-- Stated problem --
Copy every line with the string "that" in it.

-- Provided records --
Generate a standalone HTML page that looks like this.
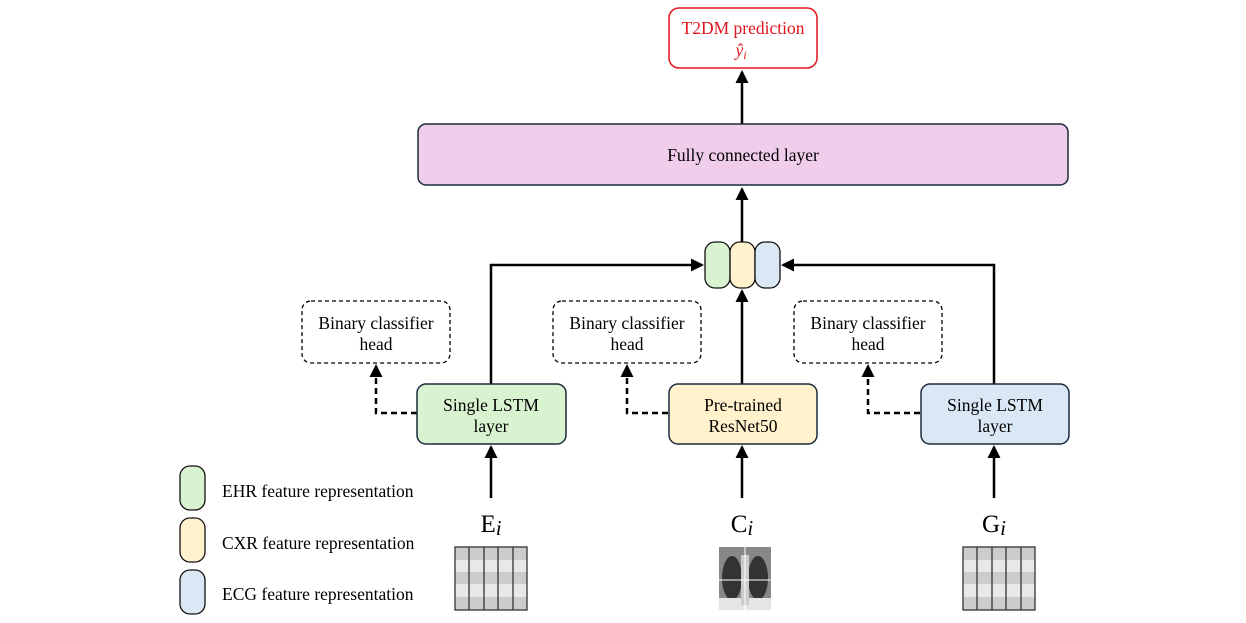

--

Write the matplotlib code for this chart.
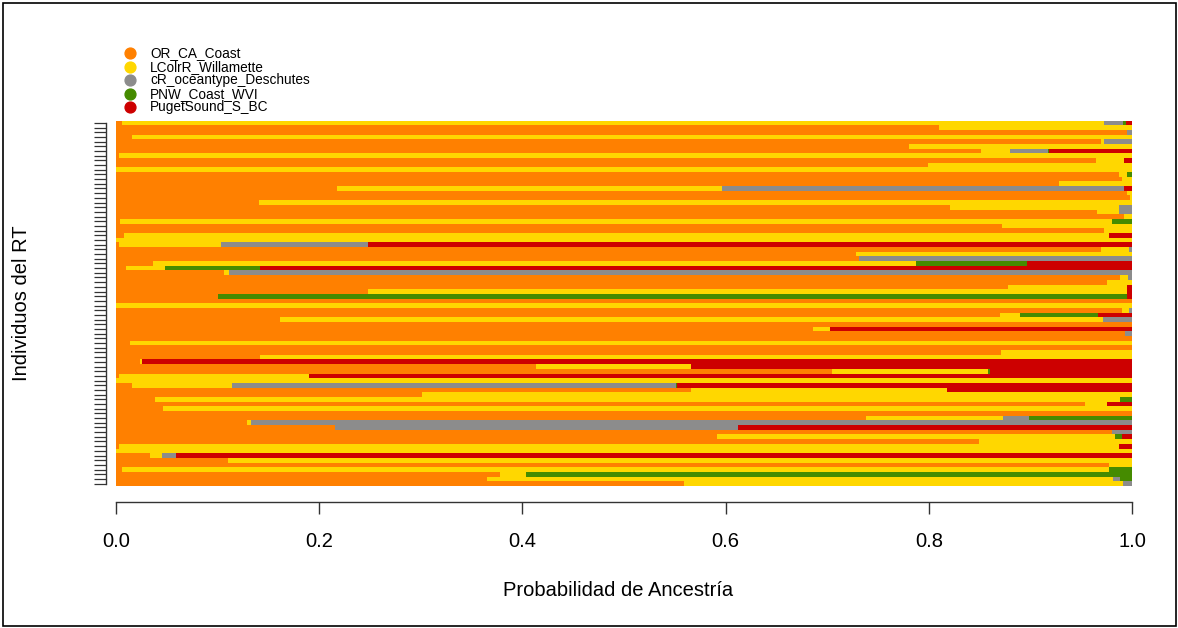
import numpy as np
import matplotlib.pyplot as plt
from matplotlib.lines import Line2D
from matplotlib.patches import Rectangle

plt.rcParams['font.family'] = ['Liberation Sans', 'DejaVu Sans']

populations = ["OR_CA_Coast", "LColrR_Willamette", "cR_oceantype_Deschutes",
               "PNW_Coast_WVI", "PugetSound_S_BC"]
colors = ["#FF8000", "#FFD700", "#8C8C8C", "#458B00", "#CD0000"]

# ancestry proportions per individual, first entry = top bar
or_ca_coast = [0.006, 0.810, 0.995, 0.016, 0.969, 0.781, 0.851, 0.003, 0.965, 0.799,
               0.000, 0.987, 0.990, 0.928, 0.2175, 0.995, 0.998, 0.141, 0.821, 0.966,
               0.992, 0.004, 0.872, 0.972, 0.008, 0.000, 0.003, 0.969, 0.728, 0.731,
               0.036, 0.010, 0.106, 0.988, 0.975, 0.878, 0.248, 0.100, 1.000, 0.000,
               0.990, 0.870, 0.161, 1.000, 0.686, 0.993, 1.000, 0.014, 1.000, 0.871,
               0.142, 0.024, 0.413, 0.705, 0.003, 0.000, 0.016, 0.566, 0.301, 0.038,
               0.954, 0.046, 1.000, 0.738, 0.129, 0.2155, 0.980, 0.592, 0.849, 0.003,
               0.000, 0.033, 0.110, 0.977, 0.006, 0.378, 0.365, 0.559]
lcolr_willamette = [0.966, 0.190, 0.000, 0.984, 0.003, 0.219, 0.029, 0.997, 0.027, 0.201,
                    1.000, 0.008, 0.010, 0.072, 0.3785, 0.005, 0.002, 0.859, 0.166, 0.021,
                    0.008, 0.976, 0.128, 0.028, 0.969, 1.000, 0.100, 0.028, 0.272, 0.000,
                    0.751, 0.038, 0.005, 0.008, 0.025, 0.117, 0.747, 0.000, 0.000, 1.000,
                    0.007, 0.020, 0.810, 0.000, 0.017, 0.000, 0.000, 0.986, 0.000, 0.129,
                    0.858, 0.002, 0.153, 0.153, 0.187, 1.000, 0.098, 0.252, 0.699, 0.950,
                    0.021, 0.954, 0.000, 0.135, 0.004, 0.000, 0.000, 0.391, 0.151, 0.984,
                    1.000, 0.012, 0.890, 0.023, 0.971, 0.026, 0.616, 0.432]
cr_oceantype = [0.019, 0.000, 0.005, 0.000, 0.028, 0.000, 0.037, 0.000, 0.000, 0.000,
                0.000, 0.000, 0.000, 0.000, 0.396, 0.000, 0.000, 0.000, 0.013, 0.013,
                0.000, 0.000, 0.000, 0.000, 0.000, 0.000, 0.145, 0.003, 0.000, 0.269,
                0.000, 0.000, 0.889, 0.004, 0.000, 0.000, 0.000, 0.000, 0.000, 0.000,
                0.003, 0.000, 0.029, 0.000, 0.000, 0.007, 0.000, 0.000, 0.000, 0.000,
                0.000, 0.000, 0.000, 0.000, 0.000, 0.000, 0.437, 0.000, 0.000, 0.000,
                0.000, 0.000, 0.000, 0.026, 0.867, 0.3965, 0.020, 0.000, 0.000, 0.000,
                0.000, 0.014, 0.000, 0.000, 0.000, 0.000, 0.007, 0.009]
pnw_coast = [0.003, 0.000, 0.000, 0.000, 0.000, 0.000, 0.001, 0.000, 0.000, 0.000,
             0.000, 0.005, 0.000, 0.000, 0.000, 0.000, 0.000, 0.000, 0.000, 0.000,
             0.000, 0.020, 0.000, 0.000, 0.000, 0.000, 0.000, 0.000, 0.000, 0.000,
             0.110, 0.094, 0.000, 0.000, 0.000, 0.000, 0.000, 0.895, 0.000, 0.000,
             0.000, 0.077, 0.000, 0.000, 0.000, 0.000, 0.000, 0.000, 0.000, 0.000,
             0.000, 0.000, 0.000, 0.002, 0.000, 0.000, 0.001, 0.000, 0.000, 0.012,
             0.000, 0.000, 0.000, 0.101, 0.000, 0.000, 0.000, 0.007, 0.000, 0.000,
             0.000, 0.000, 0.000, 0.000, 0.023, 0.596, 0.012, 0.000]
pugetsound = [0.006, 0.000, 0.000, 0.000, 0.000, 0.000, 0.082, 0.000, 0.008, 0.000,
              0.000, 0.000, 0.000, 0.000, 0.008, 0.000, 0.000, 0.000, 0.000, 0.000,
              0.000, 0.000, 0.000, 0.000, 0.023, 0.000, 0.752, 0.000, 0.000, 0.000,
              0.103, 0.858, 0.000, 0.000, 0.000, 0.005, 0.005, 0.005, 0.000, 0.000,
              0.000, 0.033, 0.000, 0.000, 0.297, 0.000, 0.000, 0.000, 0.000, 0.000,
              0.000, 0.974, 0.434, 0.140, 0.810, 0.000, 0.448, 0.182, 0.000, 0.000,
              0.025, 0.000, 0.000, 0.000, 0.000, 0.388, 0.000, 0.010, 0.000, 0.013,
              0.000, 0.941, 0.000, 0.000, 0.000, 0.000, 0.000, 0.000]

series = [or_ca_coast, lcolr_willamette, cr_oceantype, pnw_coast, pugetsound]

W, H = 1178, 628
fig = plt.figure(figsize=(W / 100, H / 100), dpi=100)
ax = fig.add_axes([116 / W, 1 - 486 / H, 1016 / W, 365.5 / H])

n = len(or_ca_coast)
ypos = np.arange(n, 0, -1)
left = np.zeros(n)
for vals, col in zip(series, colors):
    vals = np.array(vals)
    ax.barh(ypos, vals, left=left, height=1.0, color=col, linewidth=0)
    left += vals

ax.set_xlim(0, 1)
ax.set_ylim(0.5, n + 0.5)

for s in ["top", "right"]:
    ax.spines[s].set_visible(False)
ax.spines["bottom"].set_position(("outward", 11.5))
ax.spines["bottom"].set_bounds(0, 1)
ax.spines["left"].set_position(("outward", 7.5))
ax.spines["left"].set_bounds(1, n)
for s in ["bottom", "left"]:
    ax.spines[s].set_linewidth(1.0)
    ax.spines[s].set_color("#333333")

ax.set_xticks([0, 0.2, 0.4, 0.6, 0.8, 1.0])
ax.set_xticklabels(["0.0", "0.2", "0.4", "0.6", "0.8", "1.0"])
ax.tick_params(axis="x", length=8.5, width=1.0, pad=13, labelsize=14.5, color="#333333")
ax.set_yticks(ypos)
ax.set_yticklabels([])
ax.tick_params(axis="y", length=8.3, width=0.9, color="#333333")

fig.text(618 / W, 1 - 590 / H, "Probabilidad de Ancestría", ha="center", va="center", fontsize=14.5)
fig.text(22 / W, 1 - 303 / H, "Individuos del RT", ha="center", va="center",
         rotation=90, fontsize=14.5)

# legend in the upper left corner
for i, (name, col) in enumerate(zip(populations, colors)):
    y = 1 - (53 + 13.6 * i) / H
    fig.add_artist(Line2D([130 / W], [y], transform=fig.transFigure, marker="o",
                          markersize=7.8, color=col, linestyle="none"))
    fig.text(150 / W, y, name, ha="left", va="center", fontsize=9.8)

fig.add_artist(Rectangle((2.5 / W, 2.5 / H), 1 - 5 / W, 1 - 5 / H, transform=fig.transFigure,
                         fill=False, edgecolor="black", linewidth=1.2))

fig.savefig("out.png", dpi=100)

* * *

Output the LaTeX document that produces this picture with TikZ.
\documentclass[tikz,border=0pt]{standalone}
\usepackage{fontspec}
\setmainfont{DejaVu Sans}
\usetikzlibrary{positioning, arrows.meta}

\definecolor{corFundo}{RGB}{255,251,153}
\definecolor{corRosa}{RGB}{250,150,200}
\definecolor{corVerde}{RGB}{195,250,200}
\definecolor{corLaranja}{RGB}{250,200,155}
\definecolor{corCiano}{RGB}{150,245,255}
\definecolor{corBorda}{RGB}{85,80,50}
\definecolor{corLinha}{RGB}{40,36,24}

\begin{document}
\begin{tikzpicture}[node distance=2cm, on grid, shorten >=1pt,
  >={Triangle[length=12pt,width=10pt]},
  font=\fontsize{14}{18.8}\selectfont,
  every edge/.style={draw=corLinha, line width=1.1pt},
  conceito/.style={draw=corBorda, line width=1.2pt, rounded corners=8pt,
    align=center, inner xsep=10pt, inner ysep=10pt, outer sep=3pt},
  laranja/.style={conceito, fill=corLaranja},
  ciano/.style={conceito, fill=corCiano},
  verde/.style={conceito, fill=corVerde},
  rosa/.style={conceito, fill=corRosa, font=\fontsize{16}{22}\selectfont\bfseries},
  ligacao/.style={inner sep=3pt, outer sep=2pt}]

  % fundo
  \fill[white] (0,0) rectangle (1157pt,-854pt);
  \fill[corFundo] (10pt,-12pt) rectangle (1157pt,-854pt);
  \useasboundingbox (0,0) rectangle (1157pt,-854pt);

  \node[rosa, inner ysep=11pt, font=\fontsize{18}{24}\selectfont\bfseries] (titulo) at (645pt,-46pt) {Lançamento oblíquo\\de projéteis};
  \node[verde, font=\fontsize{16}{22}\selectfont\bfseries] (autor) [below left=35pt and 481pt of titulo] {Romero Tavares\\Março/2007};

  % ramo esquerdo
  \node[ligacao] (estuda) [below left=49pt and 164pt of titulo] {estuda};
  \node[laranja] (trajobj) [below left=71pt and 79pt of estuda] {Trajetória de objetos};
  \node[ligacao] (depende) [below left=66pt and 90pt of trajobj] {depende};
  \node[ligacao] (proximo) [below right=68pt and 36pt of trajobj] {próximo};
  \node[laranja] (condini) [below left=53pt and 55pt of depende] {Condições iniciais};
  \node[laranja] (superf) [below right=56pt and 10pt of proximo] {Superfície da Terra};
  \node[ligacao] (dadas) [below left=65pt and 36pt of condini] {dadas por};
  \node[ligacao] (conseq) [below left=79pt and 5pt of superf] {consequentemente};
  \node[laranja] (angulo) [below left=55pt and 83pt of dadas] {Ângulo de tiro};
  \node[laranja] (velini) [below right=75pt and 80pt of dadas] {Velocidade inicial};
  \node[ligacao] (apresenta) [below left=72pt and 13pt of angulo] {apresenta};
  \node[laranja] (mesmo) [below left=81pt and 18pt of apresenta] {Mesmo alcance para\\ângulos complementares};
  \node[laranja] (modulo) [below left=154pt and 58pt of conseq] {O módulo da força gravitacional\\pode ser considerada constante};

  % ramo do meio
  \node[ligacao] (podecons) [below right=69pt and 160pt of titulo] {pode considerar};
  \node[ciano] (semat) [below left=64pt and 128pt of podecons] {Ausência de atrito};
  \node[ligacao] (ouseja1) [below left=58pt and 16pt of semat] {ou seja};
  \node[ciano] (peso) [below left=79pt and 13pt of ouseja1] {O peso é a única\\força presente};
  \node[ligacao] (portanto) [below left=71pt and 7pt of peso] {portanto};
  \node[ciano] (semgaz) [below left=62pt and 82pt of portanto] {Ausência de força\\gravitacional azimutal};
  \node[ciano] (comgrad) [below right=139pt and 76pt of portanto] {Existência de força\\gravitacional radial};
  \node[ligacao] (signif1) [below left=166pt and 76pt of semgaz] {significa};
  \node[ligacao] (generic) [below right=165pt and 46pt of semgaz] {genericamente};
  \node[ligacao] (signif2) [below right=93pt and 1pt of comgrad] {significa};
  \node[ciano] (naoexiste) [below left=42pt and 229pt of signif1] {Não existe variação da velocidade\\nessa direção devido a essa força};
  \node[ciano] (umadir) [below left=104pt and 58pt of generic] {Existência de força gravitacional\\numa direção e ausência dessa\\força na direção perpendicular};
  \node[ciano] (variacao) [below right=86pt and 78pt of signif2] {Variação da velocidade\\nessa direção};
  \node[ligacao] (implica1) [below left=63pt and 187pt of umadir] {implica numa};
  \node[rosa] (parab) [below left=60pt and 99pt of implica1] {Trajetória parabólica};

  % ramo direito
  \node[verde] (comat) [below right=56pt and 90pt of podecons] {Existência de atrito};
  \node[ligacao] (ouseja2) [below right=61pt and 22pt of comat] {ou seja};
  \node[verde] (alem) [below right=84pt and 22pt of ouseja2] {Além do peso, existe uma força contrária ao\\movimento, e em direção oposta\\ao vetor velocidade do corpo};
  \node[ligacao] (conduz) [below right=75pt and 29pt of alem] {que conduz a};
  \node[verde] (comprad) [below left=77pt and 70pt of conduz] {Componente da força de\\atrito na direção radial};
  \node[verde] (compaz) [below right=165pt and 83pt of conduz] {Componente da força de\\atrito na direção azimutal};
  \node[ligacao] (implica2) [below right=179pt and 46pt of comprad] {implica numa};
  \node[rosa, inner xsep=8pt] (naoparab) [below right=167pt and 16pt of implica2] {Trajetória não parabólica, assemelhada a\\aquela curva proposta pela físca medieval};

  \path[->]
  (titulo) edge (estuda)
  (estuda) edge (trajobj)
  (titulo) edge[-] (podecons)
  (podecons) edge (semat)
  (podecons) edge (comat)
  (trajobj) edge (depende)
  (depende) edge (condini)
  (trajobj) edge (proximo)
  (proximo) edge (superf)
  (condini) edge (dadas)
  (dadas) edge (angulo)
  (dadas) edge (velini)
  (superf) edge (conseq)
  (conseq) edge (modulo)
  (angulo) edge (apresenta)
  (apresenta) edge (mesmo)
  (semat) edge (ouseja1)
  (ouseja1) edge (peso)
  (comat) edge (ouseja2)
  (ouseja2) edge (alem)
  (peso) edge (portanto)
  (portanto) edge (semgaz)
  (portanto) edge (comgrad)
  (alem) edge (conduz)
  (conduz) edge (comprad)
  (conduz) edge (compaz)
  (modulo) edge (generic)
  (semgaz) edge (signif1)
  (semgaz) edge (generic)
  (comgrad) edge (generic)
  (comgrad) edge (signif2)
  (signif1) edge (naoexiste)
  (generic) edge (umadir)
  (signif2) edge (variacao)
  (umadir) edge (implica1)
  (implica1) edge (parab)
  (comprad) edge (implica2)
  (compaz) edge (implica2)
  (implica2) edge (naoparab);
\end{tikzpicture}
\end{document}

-- Response to the task --
Generate a standalone HTML page that looks like this.
Output the LaTeX document that produces this picture with TikZ.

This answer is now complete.